By Bob Allen
A conservative Baptist lobbyist in Missouri has vowed to continue searching for his missing wife, who disappeared July 8 without a trace from their home on a 270-acre family farm an hour south of St. Louis.
“Lynn, if you can see this: We love you. I love you. I love you to the bottom of my heart,” Kerry Messer, president of the Missouri Family Network and lobbyist for the Missouri Baptist Convention Christian Life Commission, spoke into cameras covering a press conference July 17 sponsored by the Ste. Genevieve County Sheriff’s Office.
Messer says he woke up around 4 a.m. on July 8 to discover his wife of 34 years, 52-year-old Lynn Messer, was nowhere to be found. Her cell phone, purse and house keys were all left behind, along with a walking boot she had been wearing while nursing a broken toe.
A 48-hour search of the farm and surrounding acreage produced nothing. A “Find Lynn Messer” page on Facebook sought help from the community, asking volunteers to join in organized searches and check their own properties.
Police issued an Endangered Person Advisory, conducted traffic check points and established a tip line for anyone who might have information about her whereabouts.
“I want to you know we are looking, we’re searching,” Messer continued in the message directed to his missing wife. “We’re not going to quit until we find you. If you can respond in any way to let us know something, do so.

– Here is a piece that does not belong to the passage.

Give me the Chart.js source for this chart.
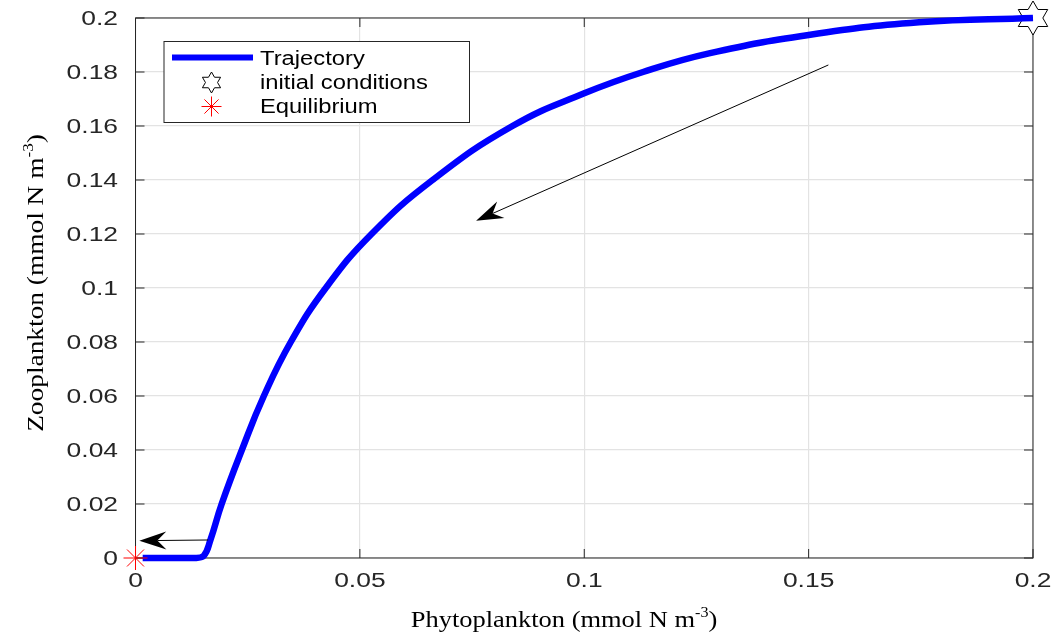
<!DOCTYPE html>
<html>
<head>
<meta charset="utf-8">
<script src="https://cdn.jsdelivr.net/npm/chart.js@4"></script>
<style>
  html, body { margin: 0; padding: 0; background: #fff; }
  #wrap { width: 1051px; height: 642px; }
</style>
</head>
<body>
<div id="wrap"><canvas id="phaseChart"></canvas></div>
<script>
// trajectory (phytoplankton, zooplankton)
const phyto = [0.0016, 0.006, 0.0132, 0.0152, 0.0167, 0.0192, 0.0237, 0.0286, 0.0346, 0.0424,
               0.0526, 0.0662, 0.084, 0.1, 0.1131, 0.1278, 0.15, 0.1746, 0.2];
const zoo   = [0, 0, 0, 0.0008, 0.0067, 0.02, 0.04, 0.06, 0.08, 0.1,
               0.12, 0.14, 0.16, 0.1721, 0.18, 0.1869, 0.1937, 0.1984, 0.2];

const initPhyto = [0.2];
const initZoo = [0.2];
const eqPhyto = [0];
const eqZoo = [0];

const seriesNames = ['Trajectory', 'initial conditions', 'Equilibrium'];

const xTicks = [0, 0.05, 0.1, 0.15, 0.2];
const xTickLabels = ['0', '0.05', '0.1', '0.15', '0.2'];
const yTicks = [0, 0.02, 0.04, 0.06, 0.08, 0.1, 0.12, 0.14, 0.16, 0.18, 0.2];
const yTickLabels = ['0', '0.02', '0.04', '0.06', '0.08', '0.1', '0.12', '0.14', '0.16', '0.18', '0.2'];

// arrows (tail -> head), data coordinates
const arrowFrom = [[0.1544, 0.1826], [0.0162, 0.00667]];
const arrowTo   = [[0.0759, 0.1249], [0.00085, 0.0064]];

const xTitle = 'Phytoplankton (mmol N m';
const yTitle = 'Zooplankton (mmol N m';
const unitSup = '-3';

const AXIS = '#262626';

function hexagramPath(ctx, x, y, R) {
    const r = R / Math.sqrt(3);
    ctx.beginPath();
    for (let i = 0; i < 12; i++) {
        const a = -Math.PI / 2 + i * Math.PI / 6;
        const rr = i % 2 === 0 ? R : r;
        const px = x + rr * Math.cos(a), py = y + rr * Math.sin(a);
        if (i === 0) ctx.moveTo(px, py); else ctx.lineTo(px, py);
    }
    ctx.closePath();
}

function makeHexagram(R) {
    const c = document.createElement('canvas');
    const s = Math.ceil(2 * R + 4);
    c.width = s; c.height = s;
    const g = c.getContext('2d');
    hexagramPath(g, s / 2, s / 2, R);
    g.fillStyle = '#fff';
    g.fill();
    g.strokeStyle = '#000';
    g.lineWidth = 1;
    g.stroke();
    return c;
}

function stretchedText(ctx, str, x, y, font, sx, align, color) {
    ctx.save();
    ctx.translate(x, y);
    ctx.scale(sx, 1);
    ctx.font = font;
    ctx.fillStyle = color;
    ctx.textAlign = align;
    ctx.textBaseline = 'alphabetic';
    ctx.fillText(str, 0, 0);
    ctx.restore();
}

// title with a small raised exponent, centred on the current origin
function titleWithSup(ctx, main, sup, sx, size) {
    const bigFont = size + 'px "Liberation Serif", "Times New Roman", serif';
    const smallFont = Math.round(size * 0.62) + 'px "Liberation Serif", "Times New Roman", serif';
    ctx.font = bigFont;
    const w1 = ctx.measureText(main).width;
    const w3 = ctx.measureText(')').width;
    ctx.font = smallFont;
    const w2 = ctx.measureText(sup).width;
    const total = w1 + w2 + w3;
    ctx.scale(sx, 1);
    ctx.fillStyle = '#000';
    ctx.textAlign = 'left';
    ctx.textBaseline = 'alphabetic';
    let x = -total / 2;
    ctx.font = bigFont;
    ctx.fillText(main, x, 0);
    x += w1;
    ctx.font = smallFont;
    ctx.fillText(sup, x, -size * 0.42);
    x += w2;
    ctx.font = bigFont;
    ctx.fillText(')', x, 0);
}

const framePlugin = {
    id: 'frame',
    beforeDatasetsDraw(chart) {
        const { ctx, chartArea: a, scales } = chart;
        ctx.save();
        ctx.strokeStyle = AXIS;
        ctx.lineWidth = 1;
        ctx.strokeRect(a.left, a.top, a.right - a.left, a.bottom - a.top);
        const tl = 9;
        ctx.beginPath();
        xTicks.forEach(v => {
            const px = scales.x.getPixelForValue(v);
            ctx.moveTo(px, a.bottom); ctx.lineTo(px, a.bottom - tl);
            ctx.moveTo(px, a.top); ctx.lineTo(px, a.top + tl);
        });
        yTicks.forEach(v => {
            const py = scales.y.getPixelForValue(v);
            ctx.moveTo(a.left, py); ctx.lineTo(a.left + tl, py);
            ctx.moveTo(a.right, py); ctx.lineTo(a.right - tl, py);
        });
        ctx.stroke();
        ctx.restore();
    },
    afterDatasetsDraw(chart) {
        const { ctx, scales } = chart;
        // arrows
        ctx.save();
        arrowFrom.forEach((from, i) => {
            const to = arrowTo[i];
            const x0 = scales.x.getPixelForValue(from[0]), y0 = scales.y.getPixelForValue(from[1]);
            const x1 = scales.x.getPixelForValue(to[0]), y1 = scales.y.getPixelForValue(to[1]);
            const ang = Math.atan2(y1 - y0, x1 - x0);
            const len = 27, half = 9, notch = 18;
            const ux = Math.cos(ang), uy = Math.sin(ang);
            const bx = x1 - ux * len, by = y1 - uy * len;
            const nx = x1 - ux * notch, ny = y1 - uy * notch;
            ctx.strokeStyle = '#000';
            ctx.lineWidth = 1;
            ctx.beginPath();
            ctx.moveTo(x0, y0);
            ctx.lineTo(nx, ny);
            ctx.stroke();
            ctx.fillStyle = '#000';
            ctx.beginPath();
            ctx.moveTo(x1, y1);
            ctx.lineTo(bx - uy * half, by + ux * half);
            ctx.lineTo(nx, ny);
            ctx.lineTo(bx + uy * half, by - ux * half);
            ctx.closePath();
            ctx.fill();
        });
        ctx.restore();
    },
    afterDraw(chart) {
        const { ctx, chartArea: a, scales } = chart;
        const tickFont = '20px "Liberation Sans", Arial, sans-serif';
        xTicks.forEach((v, i) => {
            stretchedText(ctx, xTickLabels[i], scales.x.getPixelForValue(v), a.bottom + 29,
                tickFont, 1.32, 'center', AXIS);
        });
        yTicks.forEach((v, i) => {
            stretchedText(ctx, yTickLabels[i], a.left - 17.5, scales.y.getPixelForValue(v) + 7.3,
                tickFont, 1.32, 'right', AXIS);
        });

        // axis titles
        ctx.save();
        ctx.translate(564, 627);
        titleWithSup(ctx, xTitle, unitSup, 1.15, 23);
        ctx.restore();
        ctx.save();
        ctx.translate(43, (a.top + a.bottom) / 2 - 5);
        ctx.rotate(-Math.PI / 2);
        titleWithSup(ctx, yTitle, unitSup, 1.14, 24);
        ctx.restore();

        // legend box
        const ds = chart.data.datasets;
        ctx.save();
        const lx = 164, ly = 41.5, lw = 305.5, lh = 81;
        ctx.fillStyle = '#fff';
        ctx.fillRect(lx, ly, lw, lh);
        ctx.strokeStyle = AXIS;
        ctx.lineWidth = 1;
        ctx.strokeRect(lx, ly, lw, lh);
        ctx.strokeStyle = ds[1].borderColor;
        ctx.lineWidth = 6;
        ctx.beginPath();
        ctx.moveTo(172, 57.5);
        ctx.lineTo(253, 57.5);
        ctx.stroke();
        hexagramPath(ctx, 211.5, 82.5, 10.5);
        ctx.fillStyle = '#fff';
        ctx.fill();
        ctx.strokeStyle = '#000';
        ctx.lineWidth = 1;
        ctx.stroke();
        ctx.strokeStyle = ds[0].pointBorderColor;
        ctx.fillStyle = ds[0].pointBorderColor;
        Chart.helpers.drawPoint(ctx, { pointStyle: 'star', radius: 10, rotation: 0, borderWidth: 1 }, 211.5, 106.5);
        ctx.restore();
        const legFont = '19.5px "Liberation Sans", Arial, sans-serif';
        const baselines = [65, 89, 112.5];
        seriesNames.forEach((n, i) => stretchedText(ctx, n, 260, baselines[i], legFont, 1.22, 'left', '#000'));
    }
};

const ctx = document.getElementById('phaseChart').getContext('2d');
new Chart(ctx, {
    type: 'line',
    data: {
        datasets: [
            {
                label: seriesNames[2],
                data: eqPhyto.map((x, i) => ({ x, y: eqZoo[i] })),
                showLine: false,
                pointStyle: 'star',
                pointRadius: 12,
                pointBorderColor: '#ff0000',
                pointBackgroundColor: '#ff0000',
                pointBorderWidth: 1,
                clip: false,
            },
            {
                label: seriesNames[0],
                data: phyto.map((x, i) => ({ x, y: zoo[i] })),
                borderColor: '#0000ff',
                borderWidth: 6.5,
                borderCapStyle: 'butt',
                borderJoinStyle: 'round',
                pointRadius: 0,
                tension: 0.45,
                fill: false,
                clip: false,
            },
            {
                label: seriesNames[1],
                data: initPhyto.map((x, i) => ({ x, y: initZoo[i] })),
                showLine: false,
                pointStyle: makeHexagram(17),
                pointRadius: 17,
                clip: false,
            },
        ],
    },
    options: {
        responsive: true,
        maintainAspectRatio: false,
        animation: false,
        events: [],
        layout: { padding: { left: 0, right: 16.5, top: 18, bottom: 0 } },
        plugins: {
            legend: { display: false },
            tooltip: { enabled: false },
        },
        scales: {
            x: {
                type: 'linear',
                min: 0,
                max: 0.2,
                afterBuildTicks: (s) => { s.ticks = xTicks.map(v => ({ value: v })); },
                afterFit: (s) => { s.height = 84; },
                ticks: { display: false },
                grid: { color: '#e3e3e3', lineWidth: 1.2, drawTicks: false },
                border: { display: false },
            },
            y: {
                type: 'linear',
                min: 0,
                max: 0.2,
                afterBuildTicks: (s) => { s.ticks = yTicks.map(v => ({ value: v })); },
                afterFit: (s) => { s.width = 135.5; },
                ticks: { display: false },
                grid: { color: '#e3e3e3', lineWidth: 1.2, drawTicks: false },
                border: { display: false },
            },
        },
    },
    plugins: [framePlugin],
});
</script>
</body>
</html>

If you’re in a situation where you can’t respond, don’t despair, we are not going to stop looking.”
Police say they do not suspect foul play at this time, but they “are taking any and all scenarios into account.” Lynn Messer reportedly has no history of mental problems, like dementia, that would cause her to wander away.
Search dogs picked up her scent, but it was everywhere, because she is an active farmer and had been all over the property in the previous few days.
The couple attends First Baptist Church of Festus-Crystal City, where Lynn Messer reportedly had worked at Vacation Bible School the day before her disappearance.
Kerry Messer founded the Missouri Family Network in 1984. He and fellow conservative layman Roger Moran formed the Missouri Baptist Laymen’s Association in 1990, a gadfly alleging liberalism in moderate groups like the Baptist Joint Committee for Religious Liberty, Cooperative Baptist Fellowship and Baptist General Convention of Texas.
Currently Messer is a plaintiff, along with Missouri Baptist Convention leaders including Pathway Editor Don Hinkle, in a lawsuit against Gov. Jay Nixon challenging an executive order saying that while Missouri doesn’t recognize gay marriage, same-sex couples married in another state who reside in Missouri can file joint returns on state taxes.